> [Stated problem]
Exactly as written, please set down all of the entries again, with no pictures.

┌──

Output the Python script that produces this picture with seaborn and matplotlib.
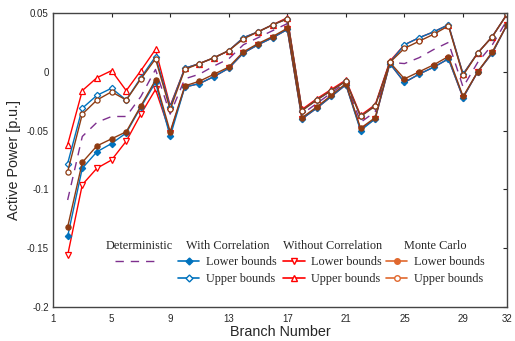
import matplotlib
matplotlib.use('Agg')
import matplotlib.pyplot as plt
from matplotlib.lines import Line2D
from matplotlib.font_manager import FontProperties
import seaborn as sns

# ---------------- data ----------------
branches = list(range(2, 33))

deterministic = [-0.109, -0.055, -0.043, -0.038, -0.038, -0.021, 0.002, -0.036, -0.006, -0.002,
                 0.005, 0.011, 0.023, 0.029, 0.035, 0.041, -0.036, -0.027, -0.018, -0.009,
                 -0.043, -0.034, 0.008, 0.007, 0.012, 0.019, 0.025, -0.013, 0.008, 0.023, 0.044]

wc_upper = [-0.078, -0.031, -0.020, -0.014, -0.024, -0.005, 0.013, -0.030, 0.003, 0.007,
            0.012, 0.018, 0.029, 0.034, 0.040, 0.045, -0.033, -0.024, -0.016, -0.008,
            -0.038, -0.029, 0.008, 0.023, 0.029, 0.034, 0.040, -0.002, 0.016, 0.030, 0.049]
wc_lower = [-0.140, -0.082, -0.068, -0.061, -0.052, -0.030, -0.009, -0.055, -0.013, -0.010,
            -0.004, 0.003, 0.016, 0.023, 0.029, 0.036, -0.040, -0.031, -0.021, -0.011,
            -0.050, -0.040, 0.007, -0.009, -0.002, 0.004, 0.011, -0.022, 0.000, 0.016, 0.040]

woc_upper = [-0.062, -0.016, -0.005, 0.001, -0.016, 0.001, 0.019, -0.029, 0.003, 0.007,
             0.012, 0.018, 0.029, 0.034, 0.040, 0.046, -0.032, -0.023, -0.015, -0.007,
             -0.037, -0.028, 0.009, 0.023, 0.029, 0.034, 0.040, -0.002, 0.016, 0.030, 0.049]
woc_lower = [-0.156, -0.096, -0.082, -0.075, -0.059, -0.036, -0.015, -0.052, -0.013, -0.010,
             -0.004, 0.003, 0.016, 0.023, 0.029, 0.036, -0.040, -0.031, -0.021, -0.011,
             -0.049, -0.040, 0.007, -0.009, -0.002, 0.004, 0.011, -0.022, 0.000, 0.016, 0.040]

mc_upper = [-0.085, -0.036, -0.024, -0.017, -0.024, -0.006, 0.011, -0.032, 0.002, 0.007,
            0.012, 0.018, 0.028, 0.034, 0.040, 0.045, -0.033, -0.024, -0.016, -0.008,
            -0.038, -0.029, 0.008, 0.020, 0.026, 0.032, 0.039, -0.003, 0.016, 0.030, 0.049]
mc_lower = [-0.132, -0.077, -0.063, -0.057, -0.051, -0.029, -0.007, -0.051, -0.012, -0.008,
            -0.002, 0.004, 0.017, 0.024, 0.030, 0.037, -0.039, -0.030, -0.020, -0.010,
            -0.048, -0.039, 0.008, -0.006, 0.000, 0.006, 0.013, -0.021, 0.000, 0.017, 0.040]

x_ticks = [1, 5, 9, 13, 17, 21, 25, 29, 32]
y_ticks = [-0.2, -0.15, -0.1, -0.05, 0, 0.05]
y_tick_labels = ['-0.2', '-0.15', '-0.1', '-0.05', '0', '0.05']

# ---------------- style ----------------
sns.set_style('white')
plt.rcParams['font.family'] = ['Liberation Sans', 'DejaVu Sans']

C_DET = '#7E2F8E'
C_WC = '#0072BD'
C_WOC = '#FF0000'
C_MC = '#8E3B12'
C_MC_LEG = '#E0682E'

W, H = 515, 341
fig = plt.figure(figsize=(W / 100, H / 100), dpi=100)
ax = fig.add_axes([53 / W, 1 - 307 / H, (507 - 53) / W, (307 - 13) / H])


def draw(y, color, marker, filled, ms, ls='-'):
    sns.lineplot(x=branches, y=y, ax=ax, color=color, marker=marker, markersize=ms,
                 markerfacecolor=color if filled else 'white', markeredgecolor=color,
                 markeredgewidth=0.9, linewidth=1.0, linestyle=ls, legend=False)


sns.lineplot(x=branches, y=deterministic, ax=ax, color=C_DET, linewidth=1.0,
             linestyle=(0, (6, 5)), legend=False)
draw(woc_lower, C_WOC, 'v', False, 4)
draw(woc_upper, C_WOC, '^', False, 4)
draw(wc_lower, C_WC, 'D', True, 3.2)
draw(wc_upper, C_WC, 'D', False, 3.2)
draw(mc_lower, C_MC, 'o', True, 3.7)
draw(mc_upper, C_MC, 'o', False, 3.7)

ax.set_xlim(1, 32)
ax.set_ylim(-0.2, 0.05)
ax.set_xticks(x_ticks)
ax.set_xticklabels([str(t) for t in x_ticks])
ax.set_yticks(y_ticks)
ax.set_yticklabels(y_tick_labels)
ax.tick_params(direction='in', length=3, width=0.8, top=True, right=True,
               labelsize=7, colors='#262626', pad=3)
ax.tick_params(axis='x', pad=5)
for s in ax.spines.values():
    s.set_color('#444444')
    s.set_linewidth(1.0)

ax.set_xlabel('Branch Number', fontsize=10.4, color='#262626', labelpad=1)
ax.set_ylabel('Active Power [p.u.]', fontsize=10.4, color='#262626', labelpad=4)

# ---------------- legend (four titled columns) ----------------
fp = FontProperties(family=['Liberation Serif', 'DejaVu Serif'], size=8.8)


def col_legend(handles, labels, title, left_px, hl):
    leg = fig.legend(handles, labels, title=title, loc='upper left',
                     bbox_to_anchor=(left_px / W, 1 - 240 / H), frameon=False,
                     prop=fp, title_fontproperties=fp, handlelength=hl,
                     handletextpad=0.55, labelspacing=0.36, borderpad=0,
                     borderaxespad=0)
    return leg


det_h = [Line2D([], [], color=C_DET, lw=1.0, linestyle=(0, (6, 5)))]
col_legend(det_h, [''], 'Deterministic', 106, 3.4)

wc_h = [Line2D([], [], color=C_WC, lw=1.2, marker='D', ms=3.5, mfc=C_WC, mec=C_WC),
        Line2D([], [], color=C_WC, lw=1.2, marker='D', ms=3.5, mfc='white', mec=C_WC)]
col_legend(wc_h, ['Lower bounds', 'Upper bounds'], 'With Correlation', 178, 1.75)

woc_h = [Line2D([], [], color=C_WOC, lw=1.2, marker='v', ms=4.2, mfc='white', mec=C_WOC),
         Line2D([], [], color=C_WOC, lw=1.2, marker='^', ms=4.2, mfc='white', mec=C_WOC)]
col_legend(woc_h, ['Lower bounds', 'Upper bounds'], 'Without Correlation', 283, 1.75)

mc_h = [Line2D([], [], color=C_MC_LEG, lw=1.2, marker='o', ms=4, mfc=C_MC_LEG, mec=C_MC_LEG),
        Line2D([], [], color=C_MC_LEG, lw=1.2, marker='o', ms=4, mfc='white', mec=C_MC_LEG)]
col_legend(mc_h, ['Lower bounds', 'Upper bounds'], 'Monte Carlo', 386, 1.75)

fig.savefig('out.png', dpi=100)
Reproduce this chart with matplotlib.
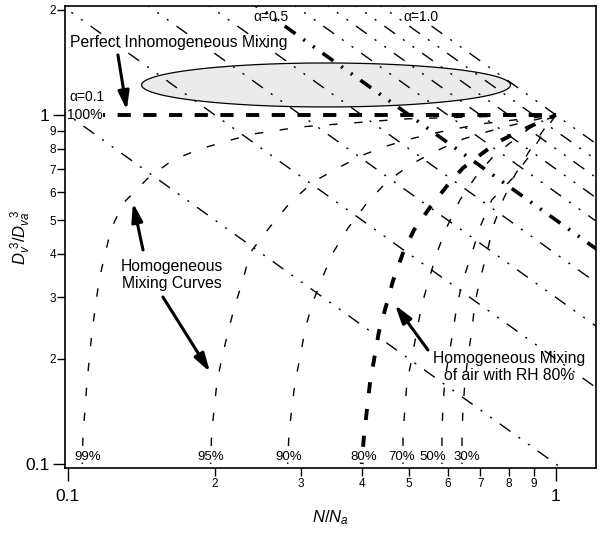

└──

> [Output]
Output the Python script that produces this picture with seaborn and matplotlib.
import matplotlib
matplotlib.use('Agg')
import matplotlib.pyplot as plt
from matplotlib.lines import Line2D
from matplotlib.font_manager import FontProperties
import seaborn as sns

# ---------------- data ----------------
branches = list(range(2, 33))

deterministic = [-0.109, -0.055, -0.043, -0.038, -0.038, -0.021, 0.002, -0.036, -0.006, -0.002,
                 0.005, 0.011, 0.023, 0.029, 0.035, 0.041, -0.036, -0.027, -0.018, -0.009,
                 -0.043, -0.034, 0.008, 0.007, 0.012, 0.019, 0.025, -0.013, 0.008, 0.023, 0.044]

wc_upper = [-0.078, -0.031, -0.020, -0.014, -0.024, -0.005, 0.013, -0.030, 0.003, 0.007,
            0.012, 0.018, 0.029, 0.034, 0.040, 0.045, -0.033, -0.024, -0.016, -0.008,
            -0.038, -0.029, 0.008, 0.023, 0.029, 0.034, 0.040, -0.002, 0.016, 0.030, 0.049]
wc_lower = [-0.140, -0.082, -0.068, -0.061, -0.052, -0.030, -0.009, -0.055, -0.013, -0.010,
            -0.004, 0.003, 0.016, 0.023, 0.029, 0.036, -0.040, -0.031, -0.021, -0.011,
            -0.050, -0.040, 0.007, -0.009, -0.002, 0.004, 0.011, -0.022, 0.000, 0.016, 0.040]

woc_upper = [-0.062, -0.016, -0.005, 0.001, -0.016, 0.001, 0.019, -0.029, 0.003, 0.007,
             0.012, 0.018, 0.029, 0.034, 0.040, 0.046, -0.032, -0.023, -0.015, -0.007,
             -0.037, -0.028, 0.009, 0.023, 0.029, 0.034, 0.040, -0.002, 0.016, 0.030, 0.049]
woc_lower = [-0.156, -0.096, -0.082, -0.075, -0.059, -0.036, -0.015, -0.052, -0.013, -0.010,
             -0.004, 0.003, 0.016, 0.023, 0.029, 0.036, -0.040, -0.031, -0.021, -0.011,
             -0.049, -0.040, 0.007, -0.009, -0.002, 0.004, 0.011, -0.022, 0.000, 0.016, 0.040]

mc_upper = [-0.085, -0.036, -0.024, -0.017, -0.024, -0.006, 0.011, -0.032, 0.002, 0.007,
            0.012, 0.018, 0.028, 0.034, 0.040, 0.045, -0.033, -0.024, -0.016, -0.008,
            -0.038, -0.029, 0.008, 0.020, 0.026, 0.032, 0.039, -0.003, 0.016, 0.030, 0.049]
mc_lower = [-0.132, -0.077, -0.063, -0.057, -0.051, -0.029, -0.007, -0.051, -0.012, -0.008,
            -0.002, 0.004, 0.017, 0.024, 0.030, 0.037, -0.039, -0.030, -0.020, -0.010,
            -0.048, -0.039, 0.008, -0.006, 0.000, 0.006, 0.013, -0.021, 0.000, 0.017, 0.040]

x_ticks = [1, 5, 9, 13, 17, 21, 25, 29, 32]
y_ticks = [-0.2, -0.15, -0.1, -0.05, 0, 0.05]
y_tick_labels = ['-0.2', '-0.15', '-0.1', '-0.05', '0', '0.05']

# ---------------- style ----------------
sns.set_style('white')
plt.rcParams['font.family'] = ['Liberation Sans', 'DejaVu Sans']

C_DET = '#7E2F8E'
C_WC = '#0072BD'
C_WOC = '#FF0000'
C_MC = '#8E3B12'
C_MC_LEG = '#E0682E'

W, H = 515, 341
fig = plt.figure(figsize=(W / 100, H / 100), dpi=100)
ax = fig.add_axes([53 / W, 1 - 307 / H, (507 - 53) / W, (307 - 13) / H])


def draw(y, color, marker, filled, ms, ls='-'):
    sns.lineplot(x=branches, y=y, ax=ax, color=color, marker=marker, markersize=ms,
                 markerfacecolor=color if filled else 'white', markeredgecolor=color,
                 markeredgewidth=0.9, linewidth=1.0, linestyle=ls, legend=False)


sns.lineplot(x=branches, y=deterministic, ax=ax, color=C_DET, linewidth=1.0,
             linestyle=(0, (6, 5)), legend=False)
draw(woc_lower, C_WOC, 'v', False, 4)
draw(woc_upper, C_WOC, '^', False, 4)
draw(wc_lower, C_WC, 'D', True, 3.2)
draw(wc_upper, C_WC, 'D', False, 3.2)
draw(mc_lower, C_MC, 'o', True, 3.7)
draw(mc_upper, C_MC, 'o', False, 3.7)

ax.set_xlim(1, 32)
ax.set_ylim(-0.2, 0.05)
ax.set_xticks(x_ticks)
ax.set_xticklabels([str(t) for t in x_ticks])
ax.set_yticks(y_ticks)
ax.set_yticklabels(y_tick_labels)
ax.tick_params(direction='in', length=3, width=0.8, top=True, right=True,
               labelsize=7, colors='#262626', pad=3)
ax.tick_params(axis='x', pad=5)
for s in ax.spines.values():
    s.set_color('#444444')
    s.set_linewidth(1.0)

ax.set_xlabel('Branch Number', fontsize=10.4, color='#262626', labelpad=1)
ax.set_ylabel('Active Power [p.u.]', fontsize=10.4, color='#262626', labelpad=4)

# ---------------- legend (four titled columns) ----------------
fp = FontProperties(family=['Liberation Serif', 'DejaVu Serif'], size=8.8)


def col_legend(handles, labels, title, left_px, hl):
    leg = fig.legend(handles, labels, title=title, loc='upper left',
                     bbox_to_anchor=(left_px / W, 1 - 240 / H), frameon=False,
                     prop=fp, title_fontproperties=fp, handlelength=hl,
                     handletextpad=0.55, labelspacing=0.36, borderpad=0,
                     borderaxespad=0)
    return leg


det_h = [Line2D([], [], color=C_DET, lw=1.0, linestyle=(0, (6, 5)))]
col_legend(det_h, [''], 'Deterministic', 106, 3.4)

wc_h = [Line2D([], [], color=C_WC, lw=1.2, marker='D', ms=3.5, mfc=C_WC, mec=C_WC),
        Line2D([], [], color=C_WC, lw=1.2, marker='D', ms=3.5, mfc='white', mec=C_WC)]
col_legend(wc_h, ['Lower bounds', 'Upper bounds'], 'With Correlation', 178, 1.75)

woc_h = [Line2D([], [], color=C_WOC, lw=1.2, marker='v', ms=4.2, mfc='white', mec=C_WOC),
         Line2D([], [], color=C_WOC, lw=1.2, marker='^', ms=4.2, mfc='white', mec=C_WOC)]
col_legend(woc_h, ['Lower bounds', 'Upper bounds'], 'Without Correlation', 283, 1.75)

mc_h = [Line2D([], [], color=C_MC_LEG, lw=1.2, marker='o', ms=4, mfc=C_MC_LEG, mec=C_MC_LEG),
        Line2D([], [], color=C_MC_LEG, lw=1.2, marker='o', ms=4, mfc='white', mec=C_MC_LEG)]
col_legend(mc_h, ['Lower bounds', 'Upper bounds'], 'Monte Carlo', 386, 1.75)

fig.savefig('out.png', dpi=100)
Reproduce this chart with matplotlib.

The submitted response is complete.